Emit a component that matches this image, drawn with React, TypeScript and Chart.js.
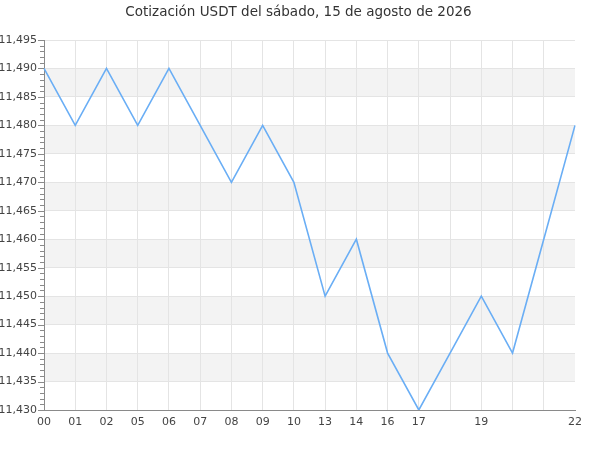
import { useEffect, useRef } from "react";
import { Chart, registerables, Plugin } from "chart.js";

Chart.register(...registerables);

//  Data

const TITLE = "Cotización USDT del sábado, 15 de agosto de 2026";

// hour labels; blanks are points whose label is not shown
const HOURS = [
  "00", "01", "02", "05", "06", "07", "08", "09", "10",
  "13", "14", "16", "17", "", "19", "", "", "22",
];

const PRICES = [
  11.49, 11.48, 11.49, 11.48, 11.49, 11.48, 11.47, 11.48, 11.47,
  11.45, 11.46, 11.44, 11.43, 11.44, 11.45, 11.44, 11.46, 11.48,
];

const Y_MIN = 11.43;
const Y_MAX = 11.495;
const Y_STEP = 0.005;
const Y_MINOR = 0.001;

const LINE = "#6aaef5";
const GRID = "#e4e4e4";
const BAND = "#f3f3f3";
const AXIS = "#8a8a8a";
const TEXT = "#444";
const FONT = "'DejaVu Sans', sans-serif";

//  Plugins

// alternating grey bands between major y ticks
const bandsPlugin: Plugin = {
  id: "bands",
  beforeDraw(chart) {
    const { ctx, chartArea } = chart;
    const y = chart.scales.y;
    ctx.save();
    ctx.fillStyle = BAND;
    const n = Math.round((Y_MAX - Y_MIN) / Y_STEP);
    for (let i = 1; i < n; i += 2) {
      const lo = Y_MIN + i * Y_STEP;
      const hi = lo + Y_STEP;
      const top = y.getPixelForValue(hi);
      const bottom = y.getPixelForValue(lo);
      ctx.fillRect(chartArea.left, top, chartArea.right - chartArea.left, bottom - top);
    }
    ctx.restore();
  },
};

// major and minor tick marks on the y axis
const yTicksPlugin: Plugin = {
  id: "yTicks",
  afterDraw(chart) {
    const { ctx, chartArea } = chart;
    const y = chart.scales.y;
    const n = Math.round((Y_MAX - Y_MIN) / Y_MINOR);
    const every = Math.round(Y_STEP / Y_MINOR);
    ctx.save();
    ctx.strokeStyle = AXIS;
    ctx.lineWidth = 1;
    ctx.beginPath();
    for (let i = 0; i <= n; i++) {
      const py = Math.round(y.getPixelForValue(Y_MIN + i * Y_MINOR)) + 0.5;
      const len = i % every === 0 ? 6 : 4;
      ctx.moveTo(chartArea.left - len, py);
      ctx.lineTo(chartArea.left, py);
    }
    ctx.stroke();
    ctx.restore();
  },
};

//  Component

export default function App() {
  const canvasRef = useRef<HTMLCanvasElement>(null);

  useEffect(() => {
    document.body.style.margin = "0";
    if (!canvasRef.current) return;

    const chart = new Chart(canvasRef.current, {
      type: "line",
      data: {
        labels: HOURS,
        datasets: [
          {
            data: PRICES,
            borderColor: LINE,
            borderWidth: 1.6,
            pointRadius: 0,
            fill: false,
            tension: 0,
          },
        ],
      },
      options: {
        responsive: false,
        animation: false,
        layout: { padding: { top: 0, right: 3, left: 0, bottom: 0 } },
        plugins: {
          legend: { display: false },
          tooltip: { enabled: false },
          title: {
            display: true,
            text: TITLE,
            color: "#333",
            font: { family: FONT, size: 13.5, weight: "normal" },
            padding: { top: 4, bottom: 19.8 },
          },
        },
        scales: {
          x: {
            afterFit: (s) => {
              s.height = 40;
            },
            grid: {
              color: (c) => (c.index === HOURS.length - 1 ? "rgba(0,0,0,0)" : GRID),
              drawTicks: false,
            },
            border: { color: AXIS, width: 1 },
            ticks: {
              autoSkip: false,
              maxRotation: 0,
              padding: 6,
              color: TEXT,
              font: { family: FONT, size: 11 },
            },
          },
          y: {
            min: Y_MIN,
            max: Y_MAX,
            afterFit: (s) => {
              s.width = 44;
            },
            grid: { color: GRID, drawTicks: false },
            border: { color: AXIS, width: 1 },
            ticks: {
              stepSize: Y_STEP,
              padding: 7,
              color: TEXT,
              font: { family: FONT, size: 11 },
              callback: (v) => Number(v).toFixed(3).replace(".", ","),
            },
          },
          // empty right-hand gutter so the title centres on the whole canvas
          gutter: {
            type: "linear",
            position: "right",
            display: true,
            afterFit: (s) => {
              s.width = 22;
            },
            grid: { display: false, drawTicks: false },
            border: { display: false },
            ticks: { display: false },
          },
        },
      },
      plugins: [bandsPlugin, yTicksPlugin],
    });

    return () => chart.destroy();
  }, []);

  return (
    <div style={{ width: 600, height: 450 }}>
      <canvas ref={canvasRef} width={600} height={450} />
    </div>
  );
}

---

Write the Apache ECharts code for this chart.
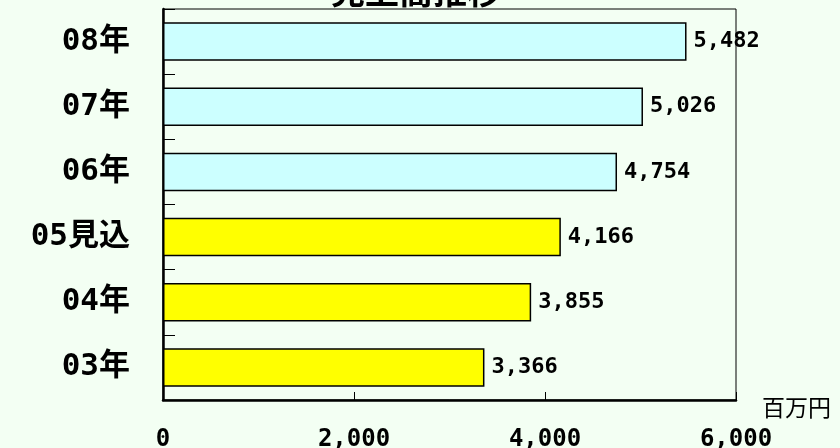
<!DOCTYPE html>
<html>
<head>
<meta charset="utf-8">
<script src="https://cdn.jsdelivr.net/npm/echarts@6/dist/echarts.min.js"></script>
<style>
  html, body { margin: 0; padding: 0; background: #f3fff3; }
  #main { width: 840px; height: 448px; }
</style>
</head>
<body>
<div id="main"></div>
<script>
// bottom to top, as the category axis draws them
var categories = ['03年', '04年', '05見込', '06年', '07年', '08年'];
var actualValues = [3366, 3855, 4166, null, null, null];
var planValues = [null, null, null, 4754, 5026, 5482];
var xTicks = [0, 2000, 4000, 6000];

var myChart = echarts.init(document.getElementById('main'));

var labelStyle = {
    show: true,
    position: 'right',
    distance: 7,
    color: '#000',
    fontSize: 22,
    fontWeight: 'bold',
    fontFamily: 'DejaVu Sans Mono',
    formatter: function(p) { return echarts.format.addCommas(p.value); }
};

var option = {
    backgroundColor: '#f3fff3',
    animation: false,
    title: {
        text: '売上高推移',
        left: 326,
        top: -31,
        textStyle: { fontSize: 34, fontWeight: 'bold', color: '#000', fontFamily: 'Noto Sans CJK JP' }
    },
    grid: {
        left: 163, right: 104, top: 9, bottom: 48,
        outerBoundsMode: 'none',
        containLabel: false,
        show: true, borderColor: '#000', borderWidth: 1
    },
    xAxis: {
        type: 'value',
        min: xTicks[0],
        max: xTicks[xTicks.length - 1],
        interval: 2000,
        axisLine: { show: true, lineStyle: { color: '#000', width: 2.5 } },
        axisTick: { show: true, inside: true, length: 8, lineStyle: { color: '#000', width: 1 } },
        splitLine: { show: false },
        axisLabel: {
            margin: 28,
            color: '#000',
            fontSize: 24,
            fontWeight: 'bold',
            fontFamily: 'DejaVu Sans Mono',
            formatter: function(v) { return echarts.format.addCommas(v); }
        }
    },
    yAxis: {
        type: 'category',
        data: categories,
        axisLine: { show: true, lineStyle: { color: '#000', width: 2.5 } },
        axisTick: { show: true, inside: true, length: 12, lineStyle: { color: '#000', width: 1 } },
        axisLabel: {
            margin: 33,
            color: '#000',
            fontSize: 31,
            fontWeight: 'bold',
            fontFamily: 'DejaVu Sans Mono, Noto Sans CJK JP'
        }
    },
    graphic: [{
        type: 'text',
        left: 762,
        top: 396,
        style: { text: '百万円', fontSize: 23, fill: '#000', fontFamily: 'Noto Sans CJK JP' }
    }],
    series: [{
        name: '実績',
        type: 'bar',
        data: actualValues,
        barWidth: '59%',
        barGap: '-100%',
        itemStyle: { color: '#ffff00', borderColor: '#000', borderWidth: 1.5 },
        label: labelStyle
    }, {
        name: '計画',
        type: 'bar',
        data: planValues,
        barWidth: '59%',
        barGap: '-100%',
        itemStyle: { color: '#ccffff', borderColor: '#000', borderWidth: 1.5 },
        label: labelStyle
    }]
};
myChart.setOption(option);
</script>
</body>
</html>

--

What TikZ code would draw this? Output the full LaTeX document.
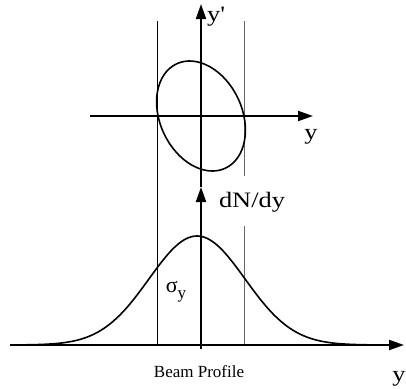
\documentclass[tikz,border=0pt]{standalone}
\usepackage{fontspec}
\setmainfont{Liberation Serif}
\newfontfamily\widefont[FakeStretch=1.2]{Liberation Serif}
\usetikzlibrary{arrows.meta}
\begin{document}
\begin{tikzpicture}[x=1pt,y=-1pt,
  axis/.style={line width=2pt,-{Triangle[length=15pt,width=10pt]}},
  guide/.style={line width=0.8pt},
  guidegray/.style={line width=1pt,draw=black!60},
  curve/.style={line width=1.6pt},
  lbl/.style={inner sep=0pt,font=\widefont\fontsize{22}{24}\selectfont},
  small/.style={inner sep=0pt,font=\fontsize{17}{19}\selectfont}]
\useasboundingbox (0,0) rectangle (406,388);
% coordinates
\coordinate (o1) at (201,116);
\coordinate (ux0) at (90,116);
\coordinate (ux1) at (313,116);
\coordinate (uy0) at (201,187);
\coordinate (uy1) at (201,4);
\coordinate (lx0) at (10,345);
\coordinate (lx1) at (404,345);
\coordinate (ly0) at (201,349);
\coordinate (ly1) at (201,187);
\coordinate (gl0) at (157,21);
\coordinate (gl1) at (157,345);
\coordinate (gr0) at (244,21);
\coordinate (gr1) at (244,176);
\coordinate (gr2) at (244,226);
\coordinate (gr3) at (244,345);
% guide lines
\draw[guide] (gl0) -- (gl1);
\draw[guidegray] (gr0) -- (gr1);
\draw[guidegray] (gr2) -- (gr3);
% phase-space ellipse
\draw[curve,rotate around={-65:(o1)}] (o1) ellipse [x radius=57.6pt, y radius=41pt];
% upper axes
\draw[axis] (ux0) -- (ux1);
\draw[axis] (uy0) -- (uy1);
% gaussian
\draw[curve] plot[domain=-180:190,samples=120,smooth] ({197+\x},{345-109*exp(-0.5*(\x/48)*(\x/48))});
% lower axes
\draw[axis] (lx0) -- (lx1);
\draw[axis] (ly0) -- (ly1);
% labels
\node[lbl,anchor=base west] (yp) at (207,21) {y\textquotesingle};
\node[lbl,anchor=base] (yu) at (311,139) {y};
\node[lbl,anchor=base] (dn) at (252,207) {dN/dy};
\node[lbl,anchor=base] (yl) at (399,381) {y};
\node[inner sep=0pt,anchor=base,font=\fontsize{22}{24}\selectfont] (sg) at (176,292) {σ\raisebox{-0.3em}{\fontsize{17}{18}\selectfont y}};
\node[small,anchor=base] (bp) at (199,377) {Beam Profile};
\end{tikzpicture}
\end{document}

--- Given exercise ---
Scan the material above. Return every line containing the string "code".

--- Correct result ---
Write the Apache ECharts code for this chart.
What TikZ code would draw this? Output the full LaTeX document.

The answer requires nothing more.